**EXERCISE DESCRIPTION:**
Give an exact copy of every line, leaving images out.

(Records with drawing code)
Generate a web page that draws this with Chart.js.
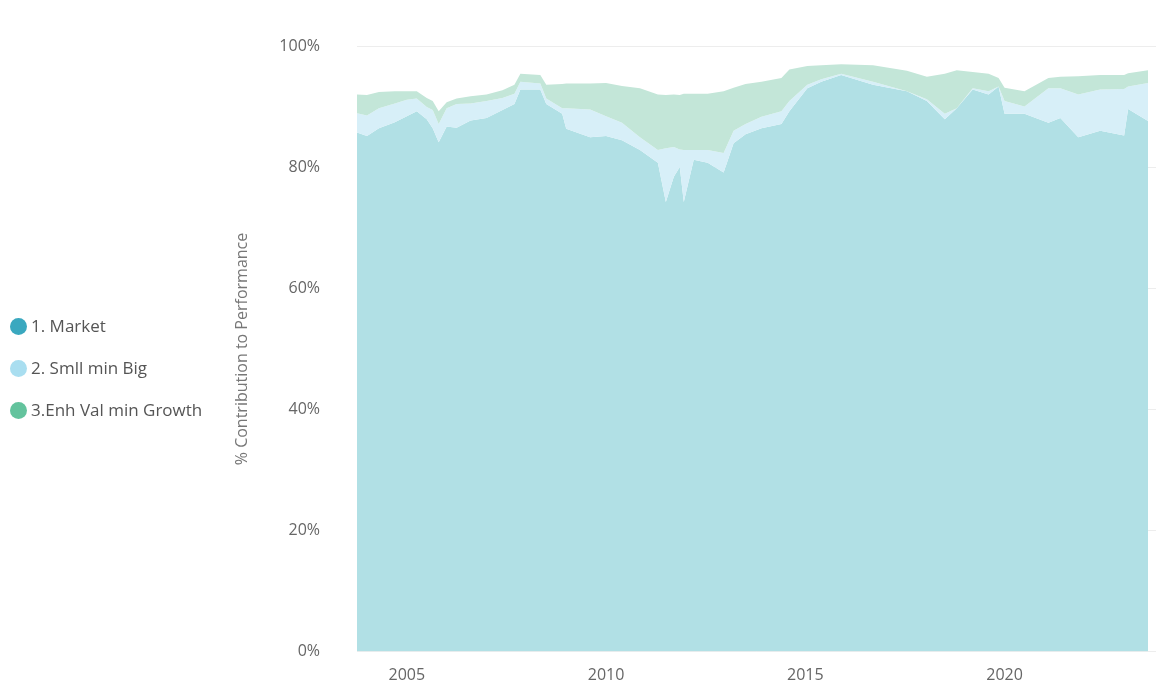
<!DOCTYPE html>
<html><head><meta charset="utf-8">
<script src="https://cdn.jsdelivr.net/npm/chart.js@4/dist/chart.umd.min.js"></script>
<style>
html,body{margin:0;padding:0;background:#fff;}
#wrap{position:relative;width:1170px;height:698px;}
#legend{position:absolute;left:10px;top:314px;font-family:"Open Sans",sans-serif;font-size:17px;color:#555;}
#legend div{height:42px;display:flex;align-items:flex-start;}
#legend span{display:inline-block;width:17px;height:17px;border-radius:50%;margin-right:4px;margin-top:4px;}
</style></head>
<body><div id="wrap"><canvas id="c" width="1170" height="698"></canvas>
<div id="legend"></div></div>
<script>
const seriesNames = ["1. Market", "2. Smll min Big", "3.Enh Val min Growth"];
const legendColors = ["#3aa8bf", "#a9def0", "#63c39d"];
const fillColors = ["#b1e0e5", "#d7eff8", "#c3e6d8"];
const dates = [2003.75,2004.0,2004.3,2004.7,2005.0,2005.25,2005.5,2005.65,2005.8,2006.0,2006.25,2006.6,2007.0,2007.4,2007.7,2007.85,2008.35,2008.5,2008.9,2009.0,2009.6,2010.0,2010.4,2010.85,2011.3,2011.5,2011.7,2011.85,2011.95,2012.2,2012.55,2012.95,2013.2,2013.5,2013.9,2014.4,2014.6,2015.05,2015.4,2015.9,2016.7,2017.55,2018.05,2018.5,2018.8,2019.2,2019.6,2019.85,2020.0,2020.5,2021.1,2021.4,2021.85,2022.4,2023.0,2023.1,2023.6];
// top edge of "1. Market"
const marketLevel = [85.8,85.2,86.5,87.5,88.5,89.3,88.0,86.5,84.2,86.8,86.6,87.8,88.2,89.5,90.5,92.9,92.9,90.5,88.9,86.4,85.0,85.2,84.5,82.9,80.8,74.3,78.5,80.1,74.3,81.3,80.8,79.2,84.0,85.5,86.5,87.2,89.3,93.1,94.2,95.3,93.7,92.6,91.0,88.0,89.8,92.9,92.1,93.4,88.9,88.9,87.4,88.2,85.0,86.1,85.3,89.7,87.7];
// top edge of "2. Smll min Big" (cumulative)
const smbLevel = [89.0,88.6,89.8,90.6,91.2,91.4,90.0,89.5,87.2,89.8,90.5,90.6,91.0,91.5,92.2,94.2,93.9,91.4,89.8,89.8,89.6,88.5,87.4,85.0,82.9,83.2,83.4,83.0,82.9,82.9,82.9,82.4,86.1,87.2,88.4,89.3,91.0,93.7,94.6,95.5,94.2,92.6,91.3,88.9,89.8,93.1,92.6,93.4,91.0,90.1,93.1,93.1,92.1,92.9,93.0,93.4,94.0];
// top edge of "3.Enh Val min Growth" (cumulative total)
const totalLevel = [92.1,92.0,92.5,92.6,92.6,92.6,91.5,91.0,89.3,90.8,91.4,91.8,92.1,92.8,93.7,95.5,95.3,93.7,93.8,93.9,93.9,94.0,93.5,93.1,92.1,92.0,92.1,92.0,92.2,92.2,92.2,92.6,93.2,93.8,94.2,94.8,96.2,96.8,96.9,97.1,96.9,96.0,95.0,95.5,96.1,95.8,95.5,94.8,93.2,92.6,94.8,95.0,95.1,95.3,95.3,95.6,96.1];
const yTicks = [0,20,40,60,80,100];
const xTicks = [2005,2010,2015,2020];

const levels = [marketLevel, smbLevel, totalLevel];
const lg = document.getElementById('legend');
seriesNames.forEach((n,i)=>{const d=document.createElement('div');d.innerHTML='<span style="background:'+legendColors[i]+'"></span>'+n;lg.appendChild(d);});

new Chart(document.getElementById('c'), {
  type: 'line',
  data: {
    datasets: levels.map((arr,i)=>({
      label: seriesNames[i],
      data: arr.map((v,k)=>({x:dates[k], y:v})),
      fill: i===0 ? 'origin' : '-1',
      backgroundColor: fillColors[i],
      borderWidth: 0, pointRadius: 0, tension: 0, order: 3-i
    }))
  },
  options: {
    responsive:false, animation:false,
    layout:{padding:{left:233,top:44,right:14,bottom:0}},
    plugins:{legend:{display:false},tooltip:{enabled:false}},
    scales:{
      x:{type:'linear',min:2003.75,max:2023.8,
        afterBuildTicks:s=>{s.ticks=xTicks.map(v=>({value:v}));},
        afterFit:s=>{s.height=35;},
        grid:{display:false},border:{display:false},
        ticks:{color:'#666',font:{family:'"Open Sans"',size:16},padding:6,maxRotation:0,callback:v=>String(v)}},
      y:{min:0,max:100,z:1,
        afterBuildTicks:s=>{s.ticks=yTicks.map(v=>({value:v}));},
        afterFit:s=>{s.width=124;},
        grid:{color:'rgba(0,0,0,0.07)',drawTicks:false},border:{display:false},
        ticks:{color:'#666',font:{family:'"Open Sans"',size:16},padding:37,callback:v=>v+'%'},
        title:{display:true,text:'% Contribution to Performance',color:'#777',font:{family:'"Open Sans"',size:16},padding:0}}
    }
  }
});
</script></body></html>
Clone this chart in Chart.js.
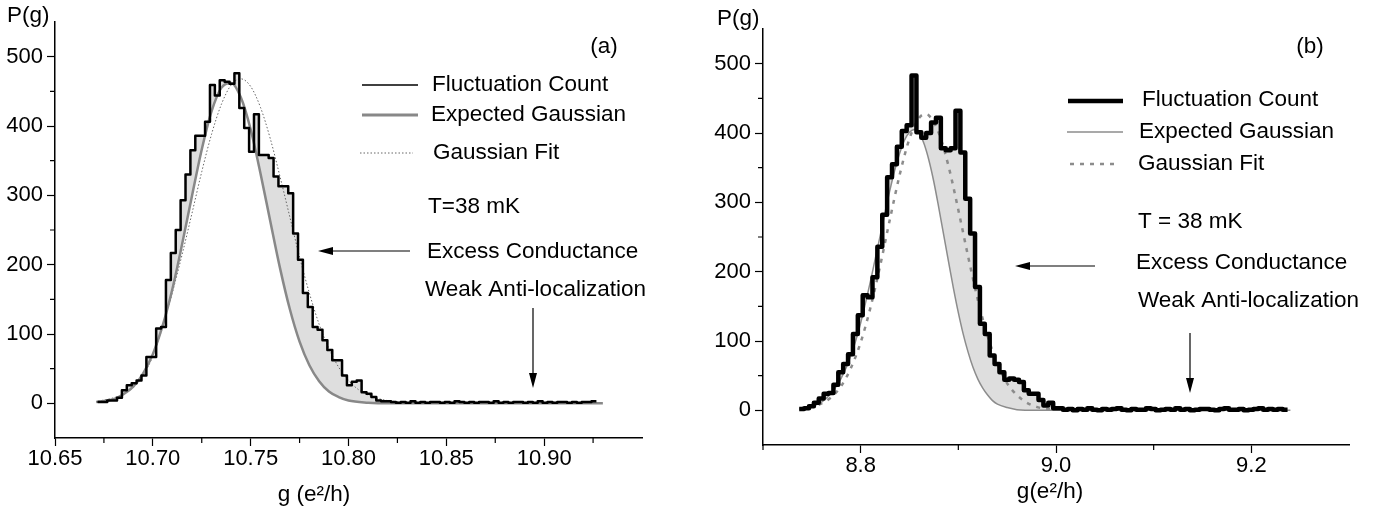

**CORRECT OUTPUT:**
Generate a web page that draws this with Chart.js.
<!DOCTYPE html>
<html><head><meta charset="utf-8">
<script src="https://cdn.jsdelivr.net/npm/chart.js@4/dist/chart.umd.min.js"></script>
<style>
html,body{margin:0;padding:0;background:#fff;}
#wrap{position:relative;width:1170px;height:698px;}
#legend{position:absolute;left:10px;top:314px;font-family:"Open Sans",sans-serif;font-size:17px;color:#555;}
#legend div{height:42px;display:flex;align-items:flex-start;}
#legend span{display:inline-block;width:17px;height:17px;border-radius:50%;margin-right:4px;margin-top:4px;}
</style></head>
<body><div id="wrap"><canvas id="c" width="1170" height="698"></canvas>
<div id="legend"></div></div>
<script>
const seriesNames = ["1. Market", "2. Smll min Big", "3.Enh Val min Growth"];
const legendColors = ["#3aa8bf", "#a9def0", "#63c39d"];
const fillColors = ["#b1e0e5", "#d7eff8", "#c3e6d8"];
const dates = [2003.75,2004.0,2004.3,2004.7,2005.0,2005.25,2005.5,2005.65,2005.8,2006.0,2006.25,2006.6,2007.0,2007.4,2007.7,2007.85,2008.35,2008.5,2008.9,2009.0,2009.6,2010.0,2010.4,2010.85,2011.3,2011.5,2011.7,2011.85,2011.95,2012.2,2012.55,2012.95,2013.2,2013.5,2013.9,2014.4,2014.6,2015.05,2015.4,2015.9,2016.7,2017.55,2018.05,2018.5,2018.8,2019.2,2019.6,2019.85,2020.0,2020.5,2021.1,2021.4,2021.85,2022.4,2023.0,2023.1,2023.6];
// top edge of "1. Market"
const marketLevel = [85.8,85.2,86.5,87.5,88.5,89.3,88.0,86.5,84.2,86.8,86.6,87.8,88.2,89.5,90.5,92.9,92.9,90.5,88.9,86.4,85.0,85.2,84.5,82.9,80.8,74.3,78.5,80.1,74.3,81.3,80.8,79.2,84.0,85.5,86.5,87.2,89.3,93.1,94.2,95.3,93.7,92.6,91.0,88.0,89.8,92.9,92.1,93.4,88.9,88.9,87.4,88.2,85.0,86.1,85.3,89.7,87.7];
// top edge of "2. Smll min Big" (cumulative)
const smbLevel = [89.0,88.6,89.8,90.6,91.2,91.4,90.0,89.5,87.2,89.8,90.5,90.6,91.0,91.5,92.2,94.2,93.9,91.4,89.8,89.8,89.6,88.5,87.4,85.0,82.9,83.2,83.4,83.0,82.9,82.9,82.9,82.4,86.1,87.2,88.4,89.3,91.0,93.7,94.6,95.5,94.2,92.6,91.3,88.9,89.8,93.1,92.6,93.4,91.0,90.1,93.1,93.1,92.1,92.9,93.0,93.4,94.0];
// top edge of "3.Enh Val min Growth" (cumulative total)
const totalLevel = [92.1,92.0,92.5,92.6,92.6,92.6,91.5,91.0,89.3,90.8,91.4,91.8,92.1,92.8,93.7,95.5,95.3,93.7,93.8,93.9,93.9,94.0,93.5,93.1,92.1,92.0,92.1,92.0,92.2,92.2,92.2,92.6,93.2,93.8,94.2,94.8,96.2,96.8,96.9,97.1,96.9,96.0,95.0,95.5,96.1,95.8,95.5,94.8,93.2,92.6,94.8,95.0,95.1,95.3,95.3,95.6,96.1];
const yTicks = [0,20,40,60,80,100];
const xTicks = [2005,2010,2015,2020];

const levels = [marketLevel, smbLevel, totalLevel];
const lg = document.getElementById('legend');
seriesNames.forEach((n,i)=>{const d=document.createElement('div');d.innerHTML='<span style="background:'+legendColors[i]+'"></span>'+n;lg.appendChild(d);});

new Chart(document.getElementById('c'), {
  type: 'line',
  data: {
    datasets: levels.map((arr,i)=>({
      label: seriesNames[i],
      data: arr.map((v,k)=>({x:dates[k], y:v})),
      fill: i===0 ? 'origin' : '-1',
      backgroundColor: fillColors[i],
      borderWidth: 0, pointRadius: 0, tension: 0, order: 3-i
    }))
  },
  options: {
    responsive:false, animation:false,
    layout:{padding:{left:233,top:44,right:14,bottom:0}},
    plugins:{legend:{display:false},tooltip:{enabled:false}},
    scales:{
      x:{type:'linear',min:2003.75,max:2023.8,
        afterBuildTicks:s=>{s.ticks=xTicks.map(v=>({value:v}));},
        afterFit:s=>{s.height=35;},
        grid:{display:false},border:{display:false},
        ticks:{color:'#666',font:{family:'"Open Sans"',size:16},padding:6,maxRotation:0,callback:v=>String(v)}},
      y:{min:0,max:100,z:1,
        afterBuildTicks:s=>{s.ticks=yTicks.map(v=>({value:v}));},
        afterFit:s=>{s.width=124;},
        grid:{color:'rgba(0,0,0,0.07)',drawTicks:false},border:{display:false},
        ticks:{color:'#666',font:{family:'"Open Sans"',size:16},padding:37,callback:v=>v+'%'},
        title:{display:true,text:'% Contribution to Performance',color:'#777',font:{family:'"Open Sans"',size:16},padding:0}}
    }
  }
});
</script></body></html>
Clone this chart in Chart.js.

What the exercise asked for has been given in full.